— begin Data excerpt —

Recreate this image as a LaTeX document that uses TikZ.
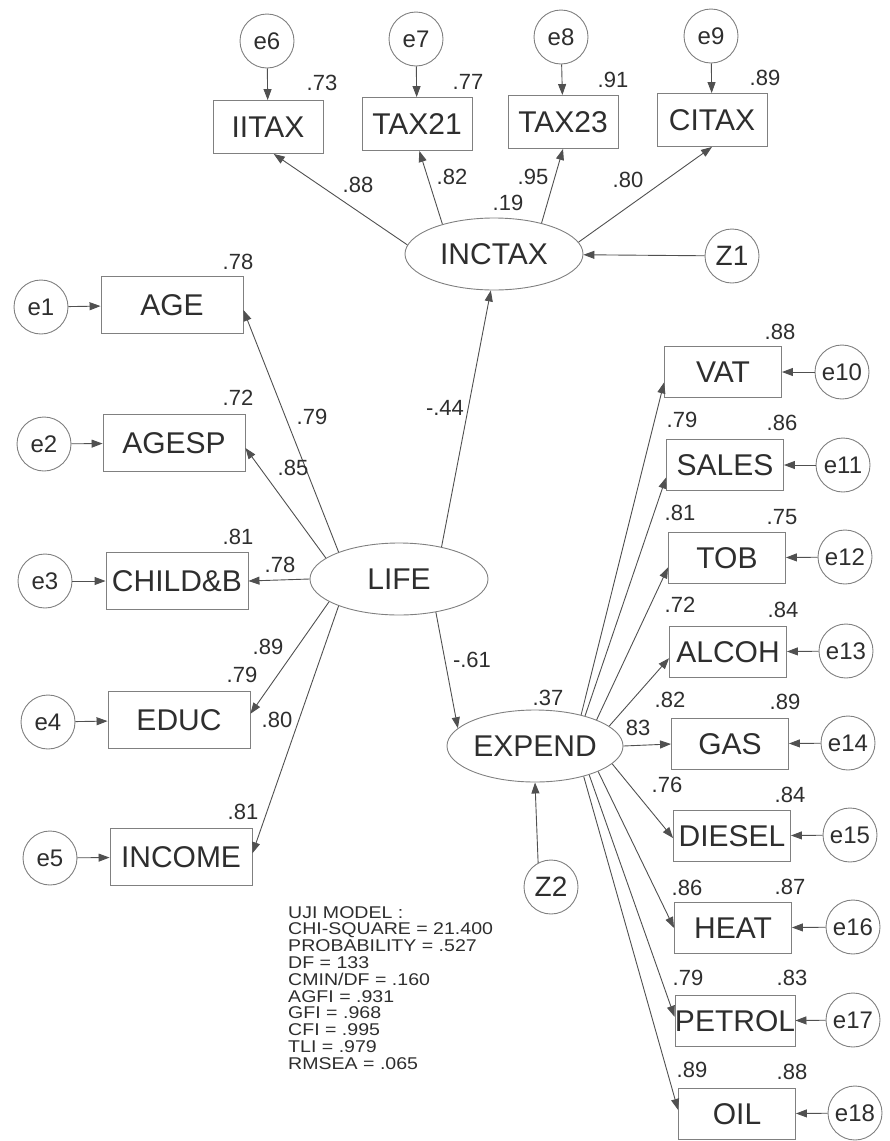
\documentclass[tikz,border=0pt]{standalone}
\usepackage{fontspec}
\setmainfont{Liberation Sans}
\usetikzlibrary{shapes.geometric, arrows.meta}
\definecolor{linegray}{HTML}{505050}
\definecolor{boxgray}{HTML}{808080}
\definecolor{textgray}{HTML}{2E2E2E}

\begin{document}
\begin{tikzpicture}[x=1pt, y=-1pt,
    obs/.style={rectangle, draw=boxgray, line width=0.9pt, inner sep=0pt, text=textgray, font=\fontsize{30}{30}\selectfont},
    topobs/.style={obs, minimum width=110pt, minimum height=53pt},
    leftobs/.style={obs, minimum width=142pt, minimum height=57pt},
    rightobs/.style={obs, minimum width=117pt, minimum height=51pt},
    lat/.style={ellipse, draw=boxgray, line width=0.9pt, inner sep=0pt, minimum width=178pt, minimum height=72pt, text=textgray, font=\fontsize{30}{30}\selectfont},
    err/.style={circle, draw=boxgray, line width=0.9pt, inner sep=0pt, minimum size=54pt, text=textgray, font=\fontsize{24}{24}\selectfont},
    disturb/.style={err, font=\fontsize{28}{28}\selectfont},
    num/.style={inner sep=0pt, text=textgray, font=\fontsize{22}{22}\selectfont},
    arrow/.style={-{Triangle[length=11pt, width=8pt]}, line width=0.9pt, linegray},
]
    \useasboundingbox (0,0) rectangle (890,1141);

    \node[lat] (inctax) at (494,254) {INCTAX};
    \node[lat] (life) at (399,579) {LIFE};
    \node[lat, minimum width=176pt] (expend) at (535,746) {EXPEND};

    \node[topobs] (iitax) at (268,127) {IITAX};
    \node[topobs] (tax21) at (417,124) {TAX21};
    \node[topobs] (tax23) at (563,122) {TAX23};
    \node[topobs] (citax) at (712,120) {CITAX};

    \node[leftobs] (age) at (172,305) {AGE};
    \node[leftobs] (agesp) at (174,443) {AGESP};
    \node[leftobs] (child) at (177,581) {CHILD\&B};
    \node[leftobs] (educ) at (179,720) {EDUC};
    \node[leftobs] (income) at (181,857) {INCOME};

    \node[rightobs] (vat) at (723,372) {VAT};
    \node[rightobs] (sales) at (725,465) {SALES};
    \node[rightobs] (tob) at (727,558) {TOB};
    \node[rightobs] (alcoh) at (728,652) {ALCOH};
    \node[rightobs] (gas) at (730,744) {GAS};
    \node[rightobs] (diesel) at (732,836) {DIESEL};
    \node[rightobs] (heat) at (733,928) {HEAT};
    \node[rightobs] (petrol) at (735,1021) {PETROL};
    \node[rightobs] (oil) at (737,1114) {OIL};

    \node[err] (e1) at (41,307) {e1};
    \node[err] (e2) at (44,444) {e2};
    \node[err] (e3) at (45,581) {e3};
    \node[err] (e4) at (48,722) {e4};
    \node[err] (e5) at (50,858) {e5};
    \node[err] (e6) at (267,41) {e6};
    \node[err] (e7) at (416,39) {e7};
    \node[err] (e8) at (561,37) {e8};
    \node[err] (e9) at (711,36) {e9};
    \node[err] (e10) at (842,372) {e10};
    \node[err] (e11) at (843,465) {e11};
    \node[err] (e12) at (845,557) {e12};
    \node[err] (e13) at (846,651) {e13};
    \node[err] (e14) at (848,743) {e14};
    \node[err] (e15) at (850,835) {e15};
    \node[err] (e16) at (853,927) {e16};
    \node[err] (e17) at (853,1020) {e17};
    \node[err] (e18) at (855,1113) {e18};
    \node[disturb] (z1) at (732,256) {Z1};
    \node[disturb] (z2) at (551,887) {Z2};

    \draw[arrow] (e1) -- (age);
    \draw[arrow] (e2) -- (agesp);
    \draw[arrow] (e3) -- (child);
    \draw[arrow] (e4) -- (educ);
    \draw[arrow] (e5) -- (income);
    \draw[arrow] (e6) -- (iitax);
    \draw[arrow] (e7) -- (tax21);
    \draw[arrow] (e8) -- (tax23);
    \draw[arrow] (e9) -- (citax);
    \draw[arrow] (e10) -- (vat);
    \draw[arrow] (e11) -- (sales);
    \draw[arrow] (e12) -- (tob);
    \draw[arrow] (e13) -- (alcoh);
    \draw[arrow] (e14) -- (gas);
    \draw[arrow] (e15) -- (diesel);
    \draw[arrow] (e16) -- (heat);
    \draw[arrow] (e17) -- (petrol);
    \draw[arrow] (e18) -- (oil);
    \draw[arrow] (z1) -- (inctax);
    \draw[arrow] (z2.118) -- (expend.south);

    \draw[arrow] (inctax.174) -- (iitax.-78);
    \draw[arrow] (inctax.150) -- (tax21.-85);
    \draw[arrow] (inctax.33) -- (tax23.south);
    \draw[arrow] (inctax.8) -- (citax.south);

    \draw[arrow] (life.156) -- (age.-4);
    \draw[arrow] (life.164) -- (agesp.-4);
    \draw[arrow] (life.180) -- (child.east);
    \draw[arrow] (life.198) -- (educ.5);
    \draw[arrow] (life.204) -- (income.3);
    \draw[arrow] (life.37) -- (inctax.265);
    \draw[arrow] (life.-42) -- (expend.167);

    \draw[arrow] (expend.34) -- (vat.190);
    \draw[arrow] (expend.31) -- (sales.192);
    \draw[arrow] (expend.23) -- (tob.189);
    \draw[arrow] (expend.15) -- (alcoh.186);
    \draw[arrow] (expend.0) -- (gas.west);
    \draw[arrow] (expend.-13) -- (diesel.182);
    \draw[arrow] (expend.-22) -- (heat.west);
    \draw[arrow] (expend.-28) -- (petrol.176);
    \draw[arrow] (expend.-32) -- (oil.176);

    \node[num] (r-iitax) at (322,83) {.73};
    \node[num] (r-tax21) at (468,82) {.77};
    \node[num] (r-tax23) at (613,80) {.91};
    \node[num] (r-citax) at (765,78) {.89};
    \node[num] (w-iitax) at (358,185) {.88};
    \node[num] (w-tax21) at (452,177) {.82};
    \node[num] (w-tax23) at (533,177) {.95};
    \node[num] (r-inctax) at (508,203) {.19};
    \node[num] (w-citax) at (628,180) {.80};

    \node[num] (r-age) at (238,262) {.78};
    \node[num] (r-agesp) at (238,398) {.72};
    \node[num] (r-child) at (238,537) {.81};
    \node[num] (r-educ) at (242,675) {.79};
    \node[num] (r-income) at (243,812) {.81};
    \node[num] (w-age) at (312,417) {.79};
    \node[num] (w-agesp) at (293,468) {.85};
    \node[num] (w-child) at (280,565) {.78};
    \node[num] (w-educ) at (268,647) {.89};
    \node[num] (w-income) at (277,720) {.80};

    \node[num] (w-inctax) at (445,408) {-.44};
    \node[num] (w-expend) at (472,660) {-.61};
    \node[num] (r-expend) at (548,698) {.37};

    \node[num] (r-vat) at (780,332) {.88};
    \node[num] (w-vat) at (682,420) {.79};
    \node[num] (r-sales) at (782,423) {.86};
    \node[num] (w-sales) at (680,513) {.81};
    \node[num] (r-tob) at (782,517) {.75};
    \node[num] (w-tob) at (680,605) {.72};
    \node[num] (r-alcoh) at (783,610) {.84};
    \node[num] (w-alcoh) at (670,700) {.82};
    \node[num] (r-gas) at (785,702) {.89};
    \node[num] (w-gas) at (638,728) {83};
    \node[num] (w-diesel) at (667,785) {.76};
    \node[num] (r-diesel) at (790,795) {.84};
    \node[num] (w-heat) at (687,888) {.86};
    \node[num] (r-heat) at (790,887) {.87};
    \node[num] (w-petrol) at (688,978) {.79};
    \node[num] (r-petrol) at (792,978) {.83};
    \node[num] (w-oil) at (692,1070) {.89};
    \node[num] (r-oil) at (792,1072) {.88};

    \node[inner sep=0pt, anchor=north west, align=left, text=textgray, xscale=1.15, transform shape, font=\fontsize{17}{16.8}\selectfont] (fit) at (288,906) {UJI MODEL :\\CHI-SQUARE = 21.400\\PROBABILITY = .527\\DF = 133\\CMIN/DF = .160\\AGFI = .931\\GFI = .968\\CFI = .995\\TLI = .979\\RMSEA = .065};
\end{tikzpicture}
\end{document}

— end Data excerpt —

## What the task requires
Copy nothing but the lines from the top of the data down to the line containing "(income) at (181,857)", and leave the pictures out.

## Response to this task
Recreate this image as a LaTeX document that uses TikZ.
\documentclass[tikz,border=0pt]{standalone}
\usepackage{fontspec}
\setmainfont{Liberation Sans}
\usetikzlibrary{shapes.geometric, arrows.meta}
\definecolor{linegray}{HTML}{505050}
\definecolor{boxgray}{HTML}{808080}
\definecolor{textgray}{HTML}{2E2E2E}

\begin{document}
\begin{tikzpicture}[x=1pt, y=-1pt,
    obs/.style={rectangle, draw=boxgray, line width=0.9pt, inner sep=0pt, text=textgray, font=\fontsize{30}{30}\selectfont},
    topobs/.style={obs, minimum width=110pt, minimum height=53pt},
    leftobs/.style={obs, minimum width=142pt, minimum height=57pt},
    rightobs/.style={obs, minimum width=117pt, minimum height=51pt},
    lat/.style={ellipse, draw=boxgray, line width=0.9pt, inner sep=0pt, minimum width=178pt, minimum height=72pt, text=textgray, font=\fontsize{30}{30}\selectfont},
    err/.style={circle, draw=boxgray, line width=0.9pt, inner sep=0pt, minimum size=54pt, text=textgray, font=\fontsize{24}{24}\selectfont},
    disturb/.style={err, font=\fontsize{28}{28}\selectfont},
    num/.style={inner sep=0pt, text=textgray, font=\fontsize{22}{22}\selectfont},
    arrow/.style={-{Triangle[length=11pt, width=8pt]}, line width=0.9pt, linegray},
]
    \useasboundingbox (0,0) rectangle (890,1141);

    \node[lat] (inctax) at (494,254) {INCTAX};
    \node[lat] (life) at (399,579) {LIFE};
    \node[lat, minimum width=176pt] (expend) at (535,746) {EXPEND};

    \node[topobs] (iitax) at (268,127) {IITAX};
    \node[topobs] (tax21) at (417,124) {TAX21};
    \node[topobs] (tax23) at (563,122) {TAX23};
    \node[topobs] (citax) at (712,120) {CITAX};

    \node[leftobs] (age) at (172,305) {AGE};
    \node[leftobs] (agesp) at (174,443) {AGESP};
    \node[leftobs] (child) at (177,581) {CHILD\&B};
    \node[leftobs] (educ) at (179,720) {EDUC};
    \node[leftobs] (income) at (181,857) {INCOME};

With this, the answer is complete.